§ **YOUR OBJECTIVE**
Locate the word "source" in the material, then show every line that holds it.

[Dataset items]
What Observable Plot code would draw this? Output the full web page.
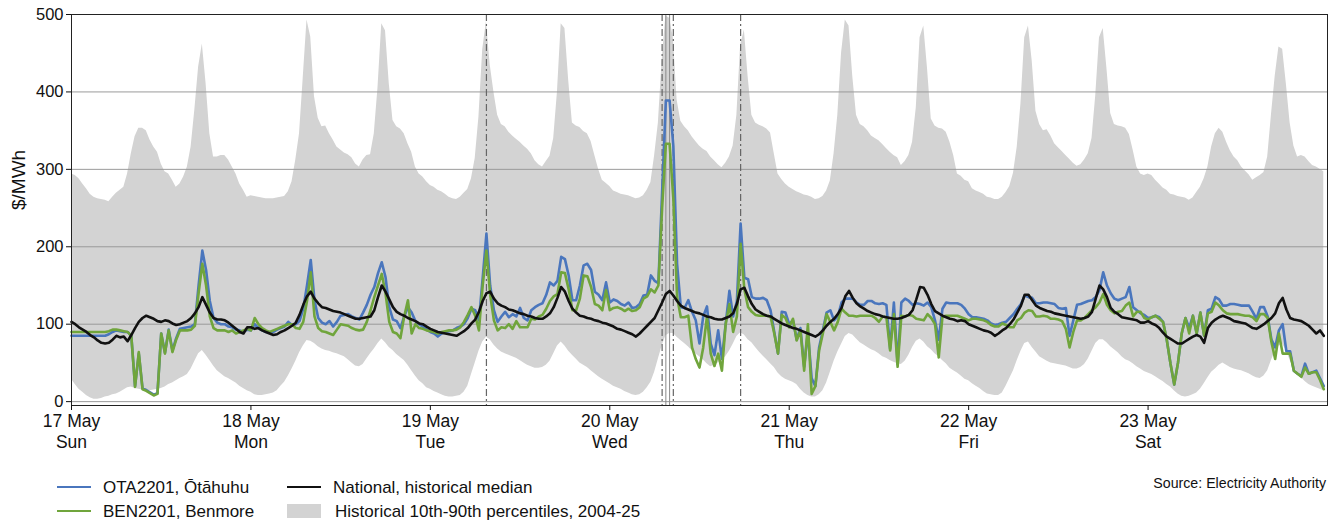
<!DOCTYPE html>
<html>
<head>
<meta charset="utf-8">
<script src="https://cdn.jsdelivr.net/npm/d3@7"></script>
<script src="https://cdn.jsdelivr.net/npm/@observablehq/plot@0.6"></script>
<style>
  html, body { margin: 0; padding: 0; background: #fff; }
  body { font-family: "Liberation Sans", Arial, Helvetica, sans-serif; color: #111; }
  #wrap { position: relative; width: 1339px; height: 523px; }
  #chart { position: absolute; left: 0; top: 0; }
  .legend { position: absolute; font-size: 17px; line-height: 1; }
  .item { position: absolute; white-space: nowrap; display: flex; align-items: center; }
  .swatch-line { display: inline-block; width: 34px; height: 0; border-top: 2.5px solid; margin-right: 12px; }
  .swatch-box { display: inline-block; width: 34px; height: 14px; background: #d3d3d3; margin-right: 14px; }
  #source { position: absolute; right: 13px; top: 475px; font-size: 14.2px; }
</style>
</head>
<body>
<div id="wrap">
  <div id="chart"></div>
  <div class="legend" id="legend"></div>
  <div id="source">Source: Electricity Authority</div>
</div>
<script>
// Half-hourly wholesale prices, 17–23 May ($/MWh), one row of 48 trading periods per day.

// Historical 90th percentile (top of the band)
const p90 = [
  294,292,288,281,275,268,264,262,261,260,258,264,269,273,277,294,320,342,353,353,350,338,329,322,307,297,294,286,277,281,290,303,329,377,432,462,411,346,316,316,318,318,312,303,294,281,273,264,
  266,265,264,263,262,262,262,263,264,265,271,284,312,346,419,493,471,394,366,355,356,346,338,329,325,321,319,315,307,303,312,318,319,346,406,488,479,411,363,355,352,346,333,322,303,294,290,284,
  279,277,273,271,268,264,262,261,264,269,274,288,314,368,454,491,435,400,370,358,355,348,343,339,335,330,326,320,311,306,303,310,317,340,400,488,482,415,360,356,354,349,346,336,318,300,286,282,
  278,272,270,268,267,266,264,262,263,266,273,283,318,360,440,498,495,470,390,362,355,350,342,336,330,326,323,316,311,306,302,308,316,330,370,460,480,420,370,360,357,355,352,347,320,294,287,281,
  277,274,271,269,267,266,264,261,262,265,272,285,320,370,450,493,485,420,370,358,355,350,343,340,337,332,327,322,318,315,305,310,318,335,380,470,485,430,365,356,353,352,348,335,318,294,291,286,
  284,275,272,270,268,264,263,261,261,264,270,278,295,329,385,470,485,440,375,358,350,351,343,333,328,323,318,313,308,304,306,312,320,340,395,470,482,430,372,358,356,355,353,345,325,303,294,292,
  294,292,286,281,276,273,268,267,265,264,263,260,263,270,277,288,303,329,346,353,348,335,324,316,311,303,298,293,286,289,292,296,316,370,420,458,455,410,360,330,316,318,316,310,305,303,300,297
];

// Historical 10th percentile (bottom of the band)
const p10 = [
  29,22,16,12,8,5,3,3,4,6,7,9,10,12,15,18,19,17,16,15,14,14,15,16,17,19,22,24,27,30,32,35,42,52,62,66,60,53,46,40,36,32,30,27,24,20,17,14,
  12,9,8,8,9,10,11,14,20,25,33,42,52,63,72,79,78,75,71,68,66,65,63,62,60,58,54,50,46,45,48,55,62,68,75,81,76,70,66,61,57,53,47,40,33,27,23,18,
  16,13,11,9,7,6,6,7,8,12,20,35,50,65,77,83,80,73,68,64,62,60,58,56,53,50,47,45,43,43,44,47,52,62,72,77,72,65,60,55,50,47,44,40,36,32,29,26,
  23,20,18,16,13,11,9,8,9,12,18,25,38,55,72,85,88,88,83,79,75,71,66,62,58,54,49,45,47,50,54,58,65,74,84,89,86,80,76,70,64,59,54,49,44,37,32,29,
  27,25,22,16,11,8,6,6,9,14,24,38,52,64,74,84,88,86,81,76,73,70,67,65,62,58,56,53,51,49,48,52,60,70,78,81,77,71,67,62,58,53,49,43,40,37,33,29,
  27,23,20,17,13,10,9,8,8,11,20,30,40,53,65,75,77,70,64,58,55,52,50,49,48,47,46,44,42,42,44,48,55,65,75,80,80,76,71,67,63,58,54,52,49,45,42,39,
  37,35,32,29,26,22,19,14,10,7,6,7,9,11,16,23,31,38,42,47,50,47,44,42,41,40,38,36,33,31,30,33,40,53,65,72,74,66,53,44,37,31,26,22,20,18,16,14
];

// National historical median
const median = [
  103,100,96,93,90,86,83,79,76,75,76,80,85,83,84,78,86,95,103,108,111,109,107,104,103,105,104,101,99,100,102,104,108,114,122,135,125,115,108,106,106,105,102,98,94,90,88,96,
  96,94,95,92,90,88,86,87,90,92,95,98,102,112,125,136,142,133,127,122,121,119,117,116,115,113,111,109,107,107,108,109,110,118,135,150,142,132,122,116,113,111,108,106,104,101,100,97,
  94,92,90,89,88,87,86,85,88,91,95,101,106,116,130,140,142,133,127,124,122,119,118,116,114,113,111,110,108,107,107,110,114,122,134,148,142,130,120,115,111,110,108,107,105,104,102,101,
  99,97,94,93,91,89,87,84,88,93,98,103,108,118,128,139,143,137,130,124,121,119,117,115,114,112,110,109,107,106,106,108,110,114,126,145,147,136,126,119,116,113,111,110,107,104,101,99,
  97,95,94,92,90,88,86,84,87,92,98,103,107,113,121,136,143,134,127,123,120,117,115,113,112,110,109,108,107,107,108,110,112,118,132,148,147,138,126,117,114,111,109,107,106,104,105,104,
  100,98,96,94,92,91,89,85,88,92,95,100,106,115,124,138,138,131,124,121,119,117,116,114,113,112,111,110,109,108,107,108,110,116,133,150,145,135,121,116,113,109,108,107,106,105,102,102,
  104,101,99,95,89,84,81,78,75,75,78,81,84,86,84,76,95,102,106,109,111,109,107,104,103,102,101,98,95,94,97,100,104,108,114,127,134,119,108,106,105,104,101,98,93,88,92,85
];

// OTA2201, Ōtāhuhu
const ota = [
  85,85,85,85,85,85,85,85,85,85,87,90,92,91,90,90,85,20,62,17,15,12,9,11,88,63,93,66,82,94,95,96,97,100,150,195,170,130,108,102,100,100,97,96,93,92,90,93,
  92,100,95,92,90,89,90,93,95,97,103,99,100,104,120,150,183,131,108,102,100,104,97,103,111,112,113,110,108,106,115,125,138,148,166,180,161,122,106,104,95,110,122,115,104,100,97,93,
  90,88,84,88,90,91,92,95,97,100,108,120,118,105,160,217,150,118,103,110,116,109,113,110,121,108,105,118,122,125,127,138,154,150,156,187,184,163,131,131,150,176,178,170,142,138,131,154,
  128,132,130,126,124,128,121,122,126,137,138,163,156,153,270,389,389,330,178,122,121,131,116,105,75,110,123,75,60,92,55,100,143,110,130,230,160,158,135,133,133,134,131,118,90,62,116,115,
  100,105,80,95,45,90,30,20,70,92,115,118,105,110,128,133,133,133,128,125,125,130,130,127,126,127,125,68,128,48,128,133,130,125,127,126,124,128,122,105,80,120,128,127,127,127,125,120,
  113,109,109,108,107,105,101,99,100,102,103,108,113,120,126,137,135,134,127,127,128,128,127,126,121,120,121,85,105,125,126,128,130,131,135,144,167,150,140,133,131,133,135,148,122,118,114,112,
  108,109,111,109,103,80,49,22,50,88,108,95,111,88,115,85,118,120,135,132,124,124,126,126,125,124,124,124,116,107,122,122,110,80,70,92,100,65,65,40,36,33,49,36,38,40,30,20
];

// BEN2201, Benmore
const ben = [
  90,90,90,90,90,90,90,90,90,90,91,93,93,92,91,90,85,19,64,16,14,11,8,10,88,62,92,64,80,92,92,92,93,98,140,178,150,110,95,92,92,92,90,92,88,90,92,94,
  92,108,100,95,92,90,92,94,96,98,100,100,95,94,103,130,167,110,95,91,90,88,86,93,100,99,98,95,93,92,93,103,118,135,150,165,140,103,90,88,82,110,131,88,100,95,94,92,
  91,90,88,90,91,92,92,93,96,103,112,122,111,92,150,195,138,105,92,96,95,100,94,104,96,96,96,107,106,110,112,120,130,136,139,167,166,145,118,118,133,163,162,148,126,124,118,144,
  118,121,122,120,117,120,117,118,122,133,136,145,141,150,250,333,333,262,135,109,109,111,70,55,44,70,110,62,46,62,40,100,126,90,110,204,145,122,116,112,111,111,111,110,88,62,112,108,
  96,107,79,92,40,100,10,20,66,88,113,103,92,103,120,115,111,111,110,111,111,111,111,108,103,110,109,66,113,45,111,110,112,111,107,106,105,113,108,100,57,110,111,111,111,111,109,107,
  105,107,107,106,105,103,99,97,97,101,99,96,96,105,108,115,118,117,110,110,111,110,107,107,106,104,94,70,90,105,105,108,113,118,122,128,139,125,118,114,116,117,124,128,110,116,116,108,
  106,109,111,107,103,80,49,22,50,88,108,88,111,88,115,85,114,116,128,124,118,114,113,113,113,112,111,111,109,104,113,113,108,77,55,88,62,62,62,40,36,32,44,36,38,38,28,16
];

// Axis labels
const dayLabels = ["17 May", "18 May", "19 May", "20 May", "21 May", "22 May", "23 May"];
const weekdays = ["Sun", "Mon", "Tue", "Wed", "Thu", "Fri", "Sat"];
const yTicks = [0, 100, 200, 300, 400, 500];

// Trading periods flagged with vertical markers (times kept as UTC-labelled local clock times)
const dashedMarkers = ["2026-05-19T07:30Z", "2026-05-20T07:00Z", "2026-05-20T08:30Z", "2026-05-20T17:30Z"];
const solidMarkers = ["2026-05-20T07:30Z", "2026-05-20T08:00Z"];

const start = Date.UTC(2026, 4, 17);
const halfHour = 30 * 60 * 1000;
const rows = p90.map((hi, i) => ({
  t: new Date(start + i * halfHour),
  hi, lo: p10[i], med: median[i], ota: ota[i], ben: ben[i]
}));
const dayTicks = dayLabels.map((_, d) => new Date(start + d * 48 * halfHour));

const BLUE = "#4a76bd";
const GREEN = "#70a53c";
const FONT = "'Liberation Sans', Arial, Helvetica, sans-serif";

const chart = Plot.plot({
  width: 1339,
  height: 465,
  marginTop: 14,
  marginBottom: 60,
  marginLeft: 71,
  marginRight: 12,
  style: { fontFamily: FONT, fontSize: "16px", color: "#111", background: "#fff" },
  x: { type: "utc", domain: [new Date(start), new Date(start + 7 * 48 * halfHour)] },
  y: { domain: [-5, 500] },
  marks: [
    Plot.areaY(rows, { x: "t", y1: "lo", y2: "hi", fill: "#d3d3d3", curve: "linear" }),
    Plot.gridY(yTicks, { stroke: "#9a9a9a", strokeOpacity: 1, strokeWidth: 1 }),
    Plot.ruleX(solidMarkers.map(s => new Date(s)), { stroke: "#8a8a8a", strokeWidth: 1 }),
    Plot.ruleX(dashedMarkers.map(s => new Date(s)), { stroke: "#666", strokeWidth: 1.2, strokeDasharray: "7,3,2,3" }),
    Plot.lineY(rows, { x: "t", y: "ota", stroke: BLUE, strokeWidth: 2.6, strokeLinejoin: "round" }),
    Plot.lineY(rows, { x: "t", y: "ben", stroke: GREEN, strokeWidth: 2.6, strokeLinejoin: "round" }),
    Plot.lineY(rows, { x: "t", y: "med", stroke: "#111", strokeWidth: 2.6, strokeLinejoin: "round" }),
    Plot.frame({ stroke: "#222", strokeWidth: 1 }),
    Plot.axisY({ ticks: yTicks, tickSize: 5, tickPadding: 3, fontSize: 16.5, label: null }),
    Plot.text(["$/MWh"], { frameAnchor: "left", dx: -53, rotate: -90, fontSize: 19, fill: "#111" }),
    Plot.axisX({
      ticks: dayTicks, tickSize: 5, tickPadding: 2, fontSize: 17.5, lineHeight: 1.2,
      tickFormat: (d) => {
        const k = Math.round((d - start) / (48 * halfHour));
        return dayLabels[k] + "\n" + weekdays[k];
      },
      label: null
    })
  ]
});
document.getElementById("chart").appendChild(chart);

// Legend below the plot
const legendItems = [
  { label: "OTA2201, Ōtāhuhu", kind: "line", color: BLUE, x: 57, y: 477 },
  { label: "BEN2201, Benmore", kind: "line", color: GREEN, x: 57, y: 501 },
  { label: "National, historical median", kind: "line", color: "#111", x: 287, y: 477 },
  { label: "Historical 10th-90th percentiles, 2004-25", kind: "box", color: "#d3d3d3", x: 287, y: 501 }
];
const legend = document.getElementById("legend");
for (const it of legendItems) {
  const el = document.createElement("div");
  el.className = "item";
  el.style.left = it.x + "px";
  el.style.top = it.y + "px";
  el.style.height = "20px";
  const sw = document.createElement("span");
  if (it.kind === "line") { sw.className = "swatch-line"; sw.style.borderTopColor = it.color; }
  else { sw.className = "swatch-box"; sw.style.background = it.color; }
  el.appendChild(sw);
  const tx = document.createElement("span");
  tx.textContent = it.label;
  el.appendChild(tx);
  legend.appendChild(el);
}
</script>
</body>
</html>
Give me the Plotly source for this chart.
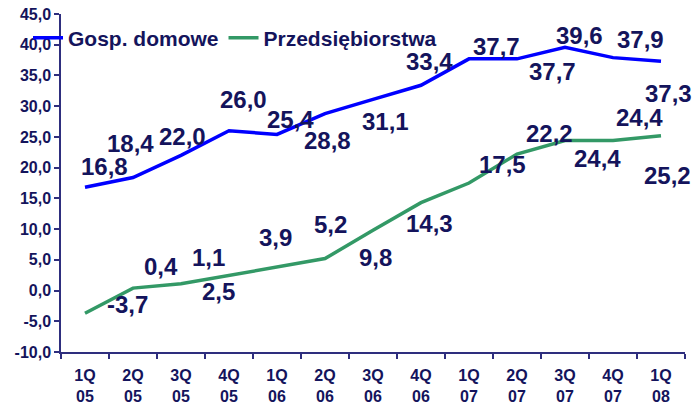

§ **SOLUTION**
  #source { position: absolute; right: 13px; top: 475px; font-size: 14.2px; }
  <div id="source">Source: Electricity Authority</div>
Give me the Plotly source for this chart.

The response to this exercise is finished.